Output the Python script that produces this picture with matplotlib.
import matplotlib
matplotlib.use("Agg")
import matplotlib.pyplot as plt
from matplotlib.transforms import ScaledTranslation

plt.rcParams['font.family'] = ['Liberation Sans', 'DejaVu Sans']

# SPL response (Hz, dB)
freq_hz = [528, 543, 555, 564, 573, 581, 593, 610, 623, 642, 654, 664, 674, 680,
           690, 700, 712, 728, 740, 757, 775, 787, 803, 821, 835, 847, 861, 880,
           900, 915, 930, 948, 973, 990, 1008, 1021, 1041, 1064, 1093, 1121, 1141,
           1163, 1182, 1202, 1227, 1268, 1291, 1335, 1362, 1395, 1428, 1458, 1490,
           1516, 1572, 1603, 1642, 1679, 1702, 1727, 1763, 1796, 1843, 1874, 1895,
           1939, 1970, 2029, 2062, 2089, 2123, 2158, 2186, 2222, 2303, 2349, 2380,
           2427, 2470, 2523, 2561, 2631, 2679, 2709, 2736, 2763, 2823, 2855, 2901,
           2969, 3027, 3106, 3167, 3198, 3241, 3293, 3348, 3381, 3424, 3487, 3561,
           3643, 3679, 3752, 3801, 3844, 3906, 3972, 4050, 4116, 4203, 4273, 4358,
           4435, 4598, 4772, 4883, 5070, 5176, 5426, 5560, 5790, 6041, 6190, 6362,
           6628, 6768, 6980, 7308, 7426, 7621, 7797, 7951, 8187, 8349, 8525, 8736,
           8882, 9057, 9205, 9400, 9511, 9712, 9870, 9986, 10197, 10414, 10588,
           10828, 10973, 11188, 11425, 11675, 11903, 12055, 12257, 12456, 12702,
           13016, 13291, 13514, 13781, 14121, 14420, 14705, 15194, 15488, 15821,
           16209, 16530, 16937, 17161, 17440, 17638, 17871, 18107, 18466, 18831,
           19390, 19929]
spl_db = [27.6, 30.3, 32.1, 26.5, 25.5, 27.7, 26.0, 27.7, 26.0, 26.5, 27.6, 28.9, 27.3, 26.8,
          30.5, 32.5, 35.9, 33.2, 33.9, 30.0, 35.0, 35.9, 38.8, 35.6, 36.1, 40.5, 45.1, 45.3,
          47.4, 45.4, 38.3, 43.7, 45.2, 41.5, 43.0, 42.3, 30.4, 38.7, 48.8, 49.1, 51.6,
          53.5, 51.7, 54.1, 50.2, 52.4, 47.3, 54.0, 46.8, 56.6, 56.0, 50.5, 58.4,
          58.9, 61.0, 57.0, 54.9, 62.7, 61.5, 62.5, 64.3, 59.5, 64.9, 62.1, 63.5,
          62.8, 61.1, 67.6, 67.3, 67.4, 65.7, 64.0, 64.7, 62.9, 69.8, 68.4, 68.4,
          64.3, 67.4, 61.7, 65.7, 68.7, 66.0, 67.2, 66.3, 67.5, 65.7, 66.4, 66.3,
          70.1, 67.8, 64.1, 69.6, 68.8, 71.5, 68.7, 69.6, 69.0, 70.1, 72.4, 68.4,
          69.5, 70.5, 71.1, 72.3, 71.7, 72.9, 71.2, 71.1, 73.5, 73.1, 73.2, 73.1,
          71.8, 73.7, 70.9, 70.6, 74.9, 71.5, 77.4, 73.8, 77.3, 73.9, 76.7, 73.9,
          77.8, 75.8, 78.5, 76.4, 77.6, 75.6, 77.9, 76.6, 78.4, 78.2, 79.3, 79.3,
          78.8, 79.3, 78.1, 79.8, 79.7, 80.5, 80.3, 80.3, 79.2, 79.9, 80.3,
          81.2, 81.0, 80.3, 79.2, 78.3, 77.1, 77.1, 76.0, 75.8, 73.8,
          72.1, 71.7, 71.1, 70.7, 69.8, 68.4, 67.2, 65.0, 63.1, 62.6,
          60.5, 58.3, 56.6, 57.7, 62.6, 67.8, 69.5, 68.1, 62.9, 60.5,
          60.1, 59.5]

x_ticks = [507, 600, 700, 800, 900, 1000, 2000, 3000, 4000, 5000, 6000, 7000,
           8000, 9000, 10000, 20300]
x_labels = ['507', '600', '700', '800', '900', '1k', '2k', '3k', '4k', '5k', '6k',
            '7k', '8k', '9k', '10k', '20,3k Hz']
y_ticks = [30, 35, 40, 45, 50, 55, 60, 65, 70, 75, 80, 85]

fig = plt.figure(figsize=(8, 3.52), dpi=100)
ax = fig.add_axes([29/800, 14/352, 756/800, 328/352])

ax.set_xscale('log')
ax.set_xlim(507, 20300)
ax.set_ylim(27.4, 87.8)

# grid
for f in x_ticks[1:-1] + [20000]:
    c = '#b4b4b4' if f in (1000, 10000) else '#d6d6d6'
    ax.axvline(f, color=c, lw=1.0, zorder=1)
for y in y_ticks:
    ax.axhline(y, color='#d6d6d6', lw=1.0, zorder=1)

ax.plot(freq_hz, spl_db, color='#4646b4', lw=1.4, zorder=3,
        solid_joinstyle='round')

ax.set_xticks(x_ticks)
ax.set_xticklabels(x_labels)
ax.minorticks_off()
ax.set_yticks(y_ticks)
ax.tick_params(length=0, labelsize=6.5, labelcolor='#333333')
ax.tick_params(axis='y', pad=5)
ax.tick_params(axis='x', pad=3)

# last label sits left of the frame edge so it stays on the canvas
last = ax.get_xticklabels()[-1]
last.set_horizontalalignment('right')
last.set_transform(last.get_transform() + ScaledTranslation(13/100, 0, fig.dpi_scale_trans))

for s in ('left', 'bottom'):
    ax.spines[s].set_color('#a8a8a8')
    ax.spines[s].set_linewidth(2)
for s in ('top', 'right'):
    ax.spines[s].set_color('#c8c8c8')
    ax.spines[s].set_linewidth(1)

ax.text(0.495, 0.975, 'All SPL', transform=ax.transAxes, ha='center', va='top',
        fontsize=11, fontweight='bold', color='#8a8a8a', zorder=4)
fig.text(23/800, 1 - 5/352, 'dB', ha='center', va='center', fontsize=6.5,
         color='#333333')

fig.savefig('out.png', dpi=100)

==

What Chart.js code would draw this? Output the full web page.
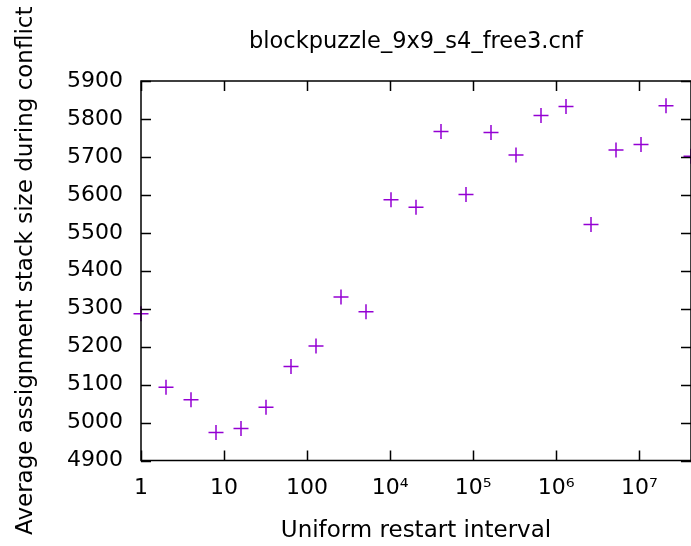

» **WHAT IS ASKED**: This exercise asks for the lines from the line with "Output the Python" to the line with "plt.rcParams['font.family'] = ['Liberation", both lines included, set down exactly and with nothing else.

» **EXERCISE SOLUTION**:
Output the Python script that produces this picture with matplotlib.
import matplotlib
matplotlib.use("Agg")
import matplotlib.pyplot as plt
from matplotlib.transforms import ScaledTranslation

plt.rcParams['font.family'] = ['Liberation Sans', 'DejaVu Sans']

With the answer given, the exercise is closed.